Seit Mai dieses Jahres – und erst seit Mai – ist bekannt, dass es tatsächlich zwangsweise zu Entlassungen von hochgefährlichen Straftätern kommt, die nicht mehr in Haft, nämlich in Sicherungsverwahrung, behalten werden können. Mit diesem hochsensiblen Thema geht der Senat erst einmal so um, dass er monatelang gar nichts sagt. Im Rechtsausschuss wird alles vertagt, es wird nichts gemacht und dann wird urplötzlich zu wichtigen Gesprächen eingeladen. Es werden Abgeordnete und Pressevertreter eingeladen und die Mitbürger und die Betroffenen werden kurzfristig informiert. Das ist die neue Transparenz des Senats und das ist gutes Regieren à la SPD.

(Beifall bei der CDU – Karin Timmermann SPD: Das muss ausgerechnet von Ihnen kommen! – Dr. Andreas Dressel SPD: Sie wollten gar nicht informieren!)

Wir hatten eben, eine Stunde vor der Bürgerschaftssitzung, eine Sondersitzung des Rechtsausschusses zusammen mit dem Innen- und Sozialausschuss.
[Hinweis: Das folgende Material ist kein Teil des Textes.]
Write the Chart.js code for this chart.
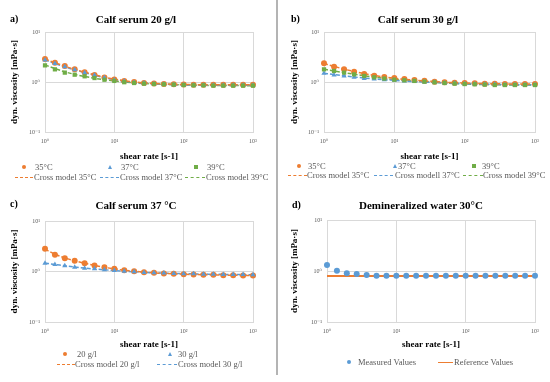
<!DOCTYPE html>
<html>
<head>
<meta charset="utf-8">
<script src="https://cdn.jsdelivr.net/npm/chart.js@4.4.0/dist/chart.umd.min.js"></script>
<style>
  body { margin: 0; width: 550px; height: 382px; background: #fff; position: relative; overflow: hidden;
         font-family: 'Liberation Serif', 'DejaVu Serif', serif; }
  canvas { position: absolute; }
  .letter { position: absolute; font-weight: bold; font-size: 10px; color: #000; line-height: 12px; }
  .title { position: absolute; width: 200px; text-align: center; font-weight: bold; font-size: 11px; color: #000; line-height: 14px; }
  .lg { position: absolute; font-size: 8.5px; color: #595959; white-space: nowrap; line-height: 10px; }
  .mk { position: absolute; }
  .divider { position: absolute; left: 276px; top: 0; width: 1.5px; height: 375px; background: #b4b4b4; }
</style>
</head>
<body>
<div class="divider"></div>
<canvas id="chartA" width="275" height="162" style="left:0;top:0"></canvas>
<canvas id="chartB" width="270" height="162" style="left:280px;top:0"></canvas>
<canvas id="chartC" width="275" height="161" style="left:0;top:189px"></canvas>
<canvas id="chartD" width="270" height="161" style="left:280px;top:189px"></canvas>
<div class="letter" style="left:10px;top:13px">a)</div>
<div class="letter" style="left:291px;top:13px">b)</div>
<div class="letter" style="left:10px;top:198px">c)</div>
<div class="letter" style="left:292px;top:199px">d)</div>
<div class="title" style="left:36px;top:12px">Calf serum 20 g/l</div>
<div class="title" style="left:318px;top:12px">Calf serum 30 g/l</div>
<div class="title" style="left:36px;top:198px">Calf serum 37 °C</div>
<div class="title" style="left:321px;top:198px">Demineralized water 30°C</div>
<script>
// shear rate [s-1], 22 points per measurement
const shearRate = [1, 1.39, 1.93, 2.68, 3.73, 5.18, 7.2, 10, 13.9, 19.3, 26.8, 37.3, 51.8, 72, 100, 139, 193, 268, 373, 518, 720, 1000];
const tickX = [1, 10, 100, 1000];
const tickY = [0.1, 1, 10];
const tickText = { '-1': '10⁻¹', '0': '10⁰', '1': '10¹', '2': '10²', '3': '10³' };

// a) calf serum 20 g/l
const a35 = [2.9, 2.42, 2.08, 1.8, 1.56, 1.38, 1.23, 1.12, 1.05, 1.0, 0.96, 0.93, 0.91, 0.9, 0.89, 0.88, 0.88, 0.88, 0.88, 0.88, 0.88, 0.88];
const a37 = [2.75, 2.35, 2.02, 1.76, 1.53, 1.36, 1.21, 1.1, 1.03, 0.98, 0.95, 0.92, 0.9, 0.88, 0.87, 0.86, 0.86, 0.86, 0.86, 0.86, 0.86, 0.86];
const a39 = [2.15, 1.79, 1.54, 1.4, 1.3, 1.2, 1.11, 1.05, 0.99, 0.955, 0.926, 0.912, 0.898, 0.885, 0.87, 0.858, 0.858, 0.845, 0.845, 0.845, 0.845, 0.845];
const a35Model = [2.88, 2.43, 2.07, 1.79, 1.57, 1.39, 1.25, 1.14, 1.06, 1.0, 0.96, 0.935, 0.915, 0.9, 0.892, 0.886, 0.883, 0.881, 0.88, 0.88, 0.88, 0.88];
const a37Model = [2.76, 2.34, 2.01, 1.75, 1.54, 1.37, 1.22, 1.11, 1.04, 0.985, 0.95, 0.925, 0.905, 0.89, 0.878, 0.87, 0.865, 0.862, 0.86, 0.86, 0.86, 0.86];
const a39Model = [2.2, 1.86, 1.6, 1.42, 1.29, 1.19, 1.11, 1.05, 1.0, 0.96, 0.932, 0.912, 0.896, 0.882, 0.872, 0.864, 0.858, 0.853, 0.85, 0.848, 0.846, 0.845];

// b) calf serum 30 g/l
const b35 = [2.36, 2.03, 1.79, 1.61, 1.45, 1.34, 1.26, 1.2, 1.15, 1.1, 1.06, 1.015, 0.985, 0.97, 0.955, 0.94, 0.926, 0.926, 0.91, 0.91, 0.91, 0.91];
const b37 = [1.49, 1.38, 1.32, 1.24, 1.18, 1.15, 1.11, 1.08, 1.05, 1.02, 1.0, 0.985, 0.955, 0.94, 0.926, 0.91, 0.9, 0.9, 0.885, 0.885, 0.885, 0.885];
const b39 = [1.79, 1.66, 1.54, 1.42, 1.32, 1.24, 1.17, 1.11, 1.08, 1.05, 1.015, 0.985, 0.955, 0.926, 0.91, 0.9, 0.885, 0.87, 0.87, 0.87, 0.87, 0.87];
const b35Model = [2.34, 2.05, 1.81, 1.62, 1.47, 1.35, 1.26, 1.19, 1.13, 1.09, 1.05, 1.02, 0.99, 0.97, 0.955, 0.94, 0.93, 0.922, 0.916, 0.912, 0.91, 0.91];
const b37Model = [1.5, 1.41, 1.33, 1.26, 1.2, 1.15, 1.11, 1.08, 1.05, 1.02, 1.0, 0.98, 0.96, 0.945, 0.93, 0.915, 0.905, 0.897, 0.89, 0.887, 0.885, 0.885];
const b39Model = [1.8, 1.66, 1.54, 1.43, 1.33, 1.25, 1.18, 1.12, 1.08, 1.04, 1.01, 0.98, 0.955, 0.93, 0.912, 0.9, 0.89, 0.88, 0.875, 0.872, 0.87, 0.87];

// c) calf serum 37 °C
const c20 = [2.82, 2.14, 1.84, 1.63, 1.46, 1.32, 1.22, 1.13, 1.06, 1.015, 0.97, 0.94, 0.91, 0.9, 0.885, 0.87, 0.86, 0.86, 0.845, 0.845, 0.83, 0.83];
const c30 = [1.46, 1.38, 1.3, 1.22, 1.16, 1.13, 1.08, 1.05, 1.015, 0.985, 0.955, 0.94, 0.93, 0.91, 0.9, 0.9, 0.885, 0.885, 0.87, 0.87, 0.87, 0.86];
const c20Model = [2.78, 2.2, 1.86, 1.63, 1.46, 1.32, 1.21, 1.13, 1.06, 1.01, 0.97, 0.94, 0.915, 0.898, 0.884, 0.872, 0.863, 0.855, 0.848, 0.842, 0.836, 0.832];
const c30Model = [1.46, 1.38, 1.3, 1.23, 1.17, 1.12, 1.08, 1.045, 1.015, 0.985, 0.96, 0.943, 0.928, 0.915, 0.905, 0.897, 0.89, 0.883, 0.877, 0.872, 0.867, 0.863];

// d) demineralized water 30 °C
const dMeasured = [1.31, 1.01, 0.9, 0.87, 0.835, 0.81, 0.81, 0.81, 0.81, 0.81, 0.81, 0.81, 0.81, 0.81, 0.81, 0.81, 0.81, 0.81, 0.81, 0.81, 0.81, 0.81];
const refRate = [1, 1000];
const dReference = [0.797, 0.797];

const ORANGE = '#ED7D31', BLUE = '#5B9BD5', GREEN = '#70AD47';
const SERIF = "'Liberation Serif', 'DejaVu Serif', serif";

function pts(xs, ys) {
  return xs.map((x, i) => ({ x: x, y: ys[i] }));
}

function markers(label, ys, color, style, order) {
  return { label: label, data: pts(shearRate, ys), pointStyle: style, pointRadius: 3,
           backgroundColor: color, borderColor: color, borderWidth: 0, order: order, clip: false };
}

function model(label, ys, color, order) {
  return { label: label, data: pts(shearRate, ys), showLine: true, pointRadius: 0,
           borderColor: color, borderWidth: 1.5, borderDash: [4, 2],
           cubicInterpolationMode: 'monotone', order: order };
}

function makeChart(id, datasets, layout) {
  return new Chart(document.getElementById(id), {
    type: 'scatter',
    data: { datasets: datasets },
    options: {
      responsive: false,
      animation: false,
      layout: { padding: { left: 0, right: layout.right, top: layout.top, bottom: 0 } },
      plugins: {
        legend: { display: false },
        tooltip: { enabled: false }
      },
      scales: {
        x: {
          type: 'logarithmic', min: 1, max: 1000,
          afterBuildTicks: (s) => { s.ticks = tickX.map(v => ({ value: v })); },
          afterFit: (s) => { s.height = layout.xAxis; },
          grid: { color: '#d9d9d9', drawTicks: false },
          border: { color: '#d9d9d9' },
          ticks: { padding: 6, color: '#595959', font: { family: SERIF, size: 6 },
                   callback: (v) => tickText[Math.round(Math.log10(v))] },
          title: { display: true, text: 'shear rate [s-1]', color: '#000',
                   font: { family: SERIF, size: 9, weight: 'bold' }, padding: 0 }
        },
        y: {
          type: 'logarithmic', min: 0.1, max: 10,
          afterBuildTicks: (s) => { s.ticks = tickY.map(v => ({ value: v })); },
          afterFit: (s) => { s.width = layout.left; },
          grid: { color: '#d9d9d9', drawTicks: false },
          border: { color: '#d9d9d9' },
          ticks: { padding: 5, color: '#595959', font: { family: SERIF, size: 6 },
                   callback: (v) => tickText[Math.round(Math.log10(v))] },
          title: { display: true, text: 'dyn. viscosity [mPa·s]', color: '#000',
                   font: { family: SERIF, size: 9, weight: 'bold' }, padding: { top: 9, bottom: 0 } }
        }
      }
    }
  });
}

makeChart('chartA', [
  markers('39°C', a39, GREEN, 'rect', 1),
  markers('37°C', a37, BLUE, 'triangle', 2),
  markers('35°C', a35, ORANGE, 'circle', 3),
  model('Cross model 35°C', a35Model, ORANGE, 4),
  model('Cross model 37°C', a37Model, BLUE, 5),
  model('Cross model 39°C', a39Model, GREEN, 6)
], { left: 45, right: 22, top: 32, xAxis: 30 });

makeChart('chartB', [
  markers('39°C', b39, GREEN, 'rect', 1),
  markers('37°C', b37, BLUE, 'triangle', 2),
  markers('35°C', b35, ORANGE, 'circle', 3),
  model('Cross model 35°C', b35Model, ORANGE, 4),
  model('Cross modell 37°C', b37Model, BLUE, 5),
  model('Cross model 39°C', b39Model, GREEN, 6)
], { left: 44, right: 15, top: 32, xAxis: 30 });

makeChart('chartC', [
  markers('30 g/l', c30, BLUE, 'triangle', 1),
  markers('20 g/l', c20, ORANGE, 'circle', 2),
  model('Cross model 20 g/l', c20Model, ORANGE, 3),
  model('Cross model 30 g/l', c30Model, BLUE, 4)
], { left: 45, right: 22, top: 32, xAxis: 28 });

makeChart('chartD', [
  markers('Measured Values', dMeasured, BLUE, 'circle', 1),
  { label: 'Reference Values', data: pts(refRate, dReference), showLine: true, pointRadius: 0,
    borderColor: ORANGE, borderWidth: 2, order: 2 }
], { left: 47, right: 15, top: 31, xAxis: 28 });

// legends (html)
function legend(kind, color, x, y, w, textX, text) {
  const m = document.createElement('div');
  m.className = 'mk';
  if (kind === 'circle') {
    m.style.cssText = `left:${x - 2}px;top:${y - 2}px;width:4px;height:4px;border-radius:50%;background:${color}`;
  } else if (kind === 'rect') {
    m.style.cssText = `left:${x - 2}px;top:${y - 2}px;width:4px;height:4px;background:${color}`;
  } else if (kind === 'triangle') {
    m.style.cssText = `left:${x - 2.5}px;top:${y - 2.5}px;width:0;height:0;border-left:2.5px solid transparent;border-right:2.5px solid transparent;border-bottom:4.5px solid ${color}`;
  } else if (kind === 'dash') {
    m.style.cssText = `left:${x}px;top:${y}px;width:${w}px;border-top:1.5px dashed ${color}`;
  } else {
    m.style.cssText = `left:${x}px;top:${y - 0.5}px;width:${w}px;border-top:1.5px solid ${color}`;
  }
  document.body.appendChild(m);
  const t = document.createElement('div');
  t.className = 'lg';
  t.style.left = textX + 'px';
  t.style.top = (y - 5) + 'px';
  t.textContent = text;
  document.body.appendChild(t);
}

legend('circle', ORANGE, 24, 167, 0, 35, '35°C');
legend('triangle', BLUE, 110, 167, 0, 121, '37°C');
legend('rect', GREEN, 196, 167, 0, 207, '39°C');
legend('dash', ORANGE, 15, 177, 18, 34, 'Cross model 35°C');
legend('dash', BLUE, 100, 177, 19, 120, 'Cross model 37°C');
legend('dash', GREEN, 185, 177, 20, 206, 'Cross model 39°C');

legend('circle', ORANGE, 299, 166, 0, 308, '35°C');
legend('triangle', BLUE, 395, 166, 0, 398, '37°C');
legend('rect', GREEN, 474, 166, 0, 482, '39°C');
legend('dash', ORANGE, 288, 175, 19, 307, 'Cross model 35°C');
legend('dash', BLUE, 374, 175, 19, 395, 'Cross modell 37°C');
legend('dash', GREEN, 463, 175, 20, 483, 'Cross model 39°C');

legend('circle', ORANGE, 65, 354, 0, 77, '20 g/l');
legend('triangle', BLUE, 170, 354, 0, 178, '30 g/l');
legend('dash', ORANGE, 57, 364, 18, 75, 'Cross model 20 g/l');
legend('dash', BLUE, 157, 364, 20, 178, 'Cross model 30 g/l');

legend('circle', BLUE, 349, 362, 0, 358, 'Measured Values');
legend('line', ORANGE, 438, 362, 15, 454, 'Reference Values');
</script>
</body>
</html>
Dort hat der Senat durch die drei Senatoren eingestanden, dass es ein Kommunikationschaos gegeben hat. Frau Schiedek bedauerte sehr, wie die Kommunikation gelaufen ist, und auch Herr Scheele sagte, das sei nicht besonders gut gelaufen. Das von sozialdemokratischen Senatoren zu hören, ist schon viel.
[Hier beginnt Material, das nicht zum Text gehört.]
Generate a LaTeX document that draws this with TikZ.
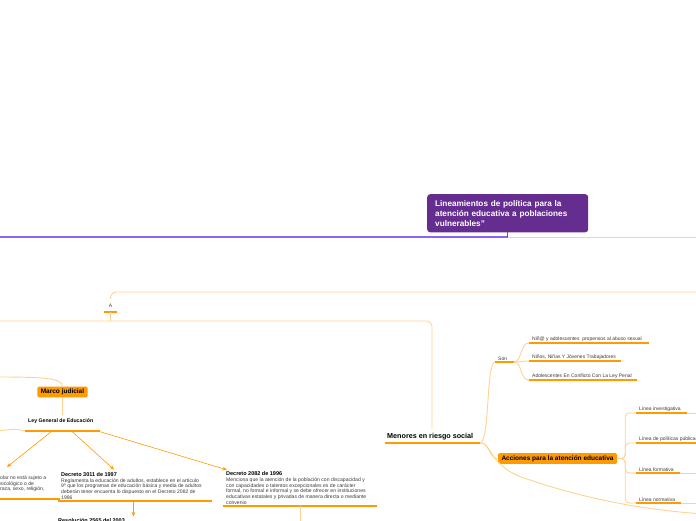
\documentclass[tikz,border=0pt]{standalone}
\usepackage{fontspec}
\setmainfont{Liberation Sans}
\usepackage{xcolor}
\definecolor{cPurple}{HTML}{662D91}
\definecolor{cViolet}{HTML}{8E63F0}
\definecolor{cOrange}{HTML}{FF9A00}
\definecolor{cLight}{HTML}{FFD38F}
\definecolor{cText}{HTML}{3A3A3A}
\usetikzlibrary{positioning,arrows.meta,calc}
\tikzset{
  node-topic/.style={fill=cPurple,rounded corners=3pt,text=white,align=left,
    font=\fontsize{8.2}{10}\selectfont\bfseries,inner xsep=8pt,inner ysep=6pt},
  node-tag/.style={fill=cOrange,rounded corners=2pt,text=black,
    font=\fontsize{6.5}{7.5}\selectfont\bfseries,inner xsep=3.5pt,inner ysep=2.4pt},
  node-item/.style={anchor=south west,inner xsep=3pt,inner ysep=1.6pt,align=left,
    text=cText,font=\fontsize{5}{6}\selectfont},
  node-note/.style={node-item,font=\fontsize{5.1}{5.7}\selectfont},
  node-head/.style={node-item,text=black,font=\fontsize{5.5}{6}\selectfont\bfseries},
  bar/.style={draw=cOrange,line width=2pt},
  link/.style={draw=cLight,line width=0.9pt},
  arrow/.style={-{Stealth[length=1.6mm,width=1.3mm]},draw=cOrange,line width=0.6pt},
}

\begin{document}
\begin{tikzpicture}[x=1pt,y=-1pt]
  \useasboundingbox (0,0) rectangle (696,520);
  \clip (0,0) rectangle (696,520);

  % tema central
  \node[node-topic,text width=145pt,anchor=north west] (titulo) at (427,194)
    {Lineamientos de política para la\\ atención educativa a poblaciones\\ vulnerables”};
  \coordinate (eje) at (508,237);
  \draw[draw=cViolet,line width=1.3pt] (-5,237) -- (eje);
  \draw[link] (eje) -- (705,237);
  \draw[draw=cPurple!60!gray,line width=0.6pt] (titulo.south) -- (titulo.south |- eje);

  % rama A
  \node[node-item,anchor=south,inner xsep=0pt,inner ysep=4.5pt] (a) at (110.5,312) {A};
  \draw[bar] (104,312) -- (117,312);
  \draw[link,rounded corners=6pt] (705,292) -- (110.5,292) -- (a.north);
  \coordinate (hub) at (110.5,321);
  \draw[link] (110.5,312) -- (hub);
  \draw[link,rounded corners=5pt] (-5,321) -- (hub) -| (432,429);

  % menores en riesgo social
  \node[node-item,text=black,font=\fontsize{7.2}{8}\selectfont\bfseries,inner xsep=2pt,inner ysep=2.5pt] (menores)
    at (385,443) {Menores en riesgo social};
  \draw[bar] (menores.south west) -- ++(95,0) coordinate (menores-e);
  \node[node-item] (son) at (495,362) {Son};
  \draw[bar] (son.south west) -- ++(19,0) coordinate (son-e);
  \node[node-tag] (acciones) at (557.5,458.5) {Acciones para la atención educativa};

  \draw[link] (menores-e) .. controls (490,442) and (486,362) .. (son.south west);
  \draw[link] (menores-e) .. controls (490,442) and (488,458) .. (acciones.west);
  \coordinate (borde) at (705,514);
  \draw[link] (menores-e) .. controls (492,442) and (488,468) .. (530,480)
    .. controls (580,497) and (640,510) .. (borde);

  \foreach \name/\x/\y/\len/\txt in {
    nino1/529/343/120/{Niñ@ y adolescentes\ \ propensos al abuso sexual},
    nino2/529/361/92/{Niños, Niñas Y Jóvenes Trabajadores},
    nino3/529/380/108/{Adolescentes En Conflicto Con La Ley Penal},
    lin1/636/413/51/{Línea investigativa},
    lin2/636/443/70/{Línea de políticas públicas},
    lin3/636/473/44/{Línea formativa},
    lin4/636/503/45/{Línea normativa}}{
    \node[node-item] (\name) at (\x,\y) {\txt};
    \draw[bar] (\name.south west) -- ++(\len,0) coordinate (\name-e);
  }
  \foreach \n in {nino1,nino2,nino3}
    \draw[link] (son-e) .. controls ($(son-e)+(8,0)$) and ($(\n.south west)+(-9,0)$) .. (\n.south west);
  \foreach \n in {lin1,lin2,lin3,lin4}
    \draw[link,rounded corners=4pt] (acciones.east) -- ++(8,0) |- (\n.south west);
  \foreach \n in {lin1,lin3,lin4}
    \draw[link] (\n-e) -- ++(30,0);

  % marco judicial
  \node[node-tag] (marco) at (62.5,392) {Marco judicial};
  \draw[link] (-5,377) .. controls (45,377) and (62,378) .. (marco.north);
  \node[node-head,inner ysep=7pt,font=\fontsize{5.2}{6}\selectfont\bfseries] (ley)
    at (25,431) {Ley General de Educación};
  \draw[bar] (ley.south west) -- ++(75,0) coordinate (ley-e);
  \draw[link] (marco.south) -- ($(marco.south |- ley.north)+(0,3)$);
  \draw[link] (-5,431) .. controls (8,430) and (16,428) .. (ley.south west);
  \path (ley.south west) -- (ley-e) coordinate[pos=0.36] (ley-1)
    coordinate[pos=0.62] (ley-2) coordinate[pos=0.97] (ley-3);

  \node[node-note,anchor=north west,inner xsep=0pt] (izq) at (0,474)
    {olar no está sujeto a\\ sicológico o de\\ raza, sexo, religión,};
  \draw[bar] (-5,499) -- (60,499);
  \coordinate (izq-top) at (7,467);

  \node[node-note] (dec3011) at (58,501)
    {{\color{black}\bfseries\fontsize{5.5}{5.7}\selectfont Decreto 3011 de 1997}\\
     Reglamenta la educación de adultos, establece en el artículo\\
     9º que los programas de educación básica y media de adultos\\
     deberán tener encuenta lo dispuesto en el Decreto 2082 de\\
     1996};
  \draw[bar] (dec3011.south west) -- ++(154,0) coordinate (dec3011-e);

  \node[node-note] (dec2082) at (223,506)
    {{\color{black}\bfseries\fontsize{5.5}{5.7}\selectfont Decreto 2082 de 1996}\\
     Menciona que la atención de la población con discapacidad y\\
     con capacidades o talentos excepcionales es de carácter\\
     formal, no formal e informal y se debe ofrecer en instituciones\\
     educativas estatales y privadas de manera directa o mediante\\
     convenio};
  \draw[bar] (dec2082.south west) -- ++(154,0) coordinate (dec2082-e);

  \draw[arrow] (ley-1) -- (izq-top);
  \draw[arrow] (ley-2) -- ($(dec3011.north west)+(56,-1)$);
  \draw[arrow] (ley-3) -- ($(dec2082.north west)+(4,0)$);

  \node[node-head,anchor=north west] (res) at (55,516.5) {Resolución 2565 del 2003};
  \coordinate (dec3011-m) at ($(dec3011.south west)!0.49!(dec3011-e)$);
  \draw[arrow] (dec3011-m) -- (dec3011-m |- res.north);
  \draw[link] ($(dec2082.south west)!0.5!(dec2082-e)$) -- ++(0,25);
\end{tikzpicture}
\end{document}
(Zuruf von Christiane Schneider DIE LINKE)

Was hier passiert ist, ist ein Desaster.

(Beifall bei der CDU)

Bei diesem hochsensiblen Thema wollte dieser Senat die Bürger einbinden. Das wurde toll gemacht: Ungefähr 50 Mitbürger haben Zettel erhalten und wurden zu einer Veranstaltung eingeladen, und zwar am Donnerstagabend für den nächsten Dienstag. Den Rest durften sie aus der Zeitung erfahren. Die Menschen im Umfeld wurden im Endeffekt vor vollendete Tatsachen gestellt.

(Dr. Andreas Dressel SPD: Sie wollten heim- lich unterbringen, Frau Spethmann!)

Die Veranstaltung in der Bundeswehrhochschule sah so aus, dass die Mitbürger nicht reden durften. Es wurde ihnen nur berichtet.

(Wolfgang Rose)

(Christiane Schneider DIE LINKE: Sie waren doch gar nicht da!)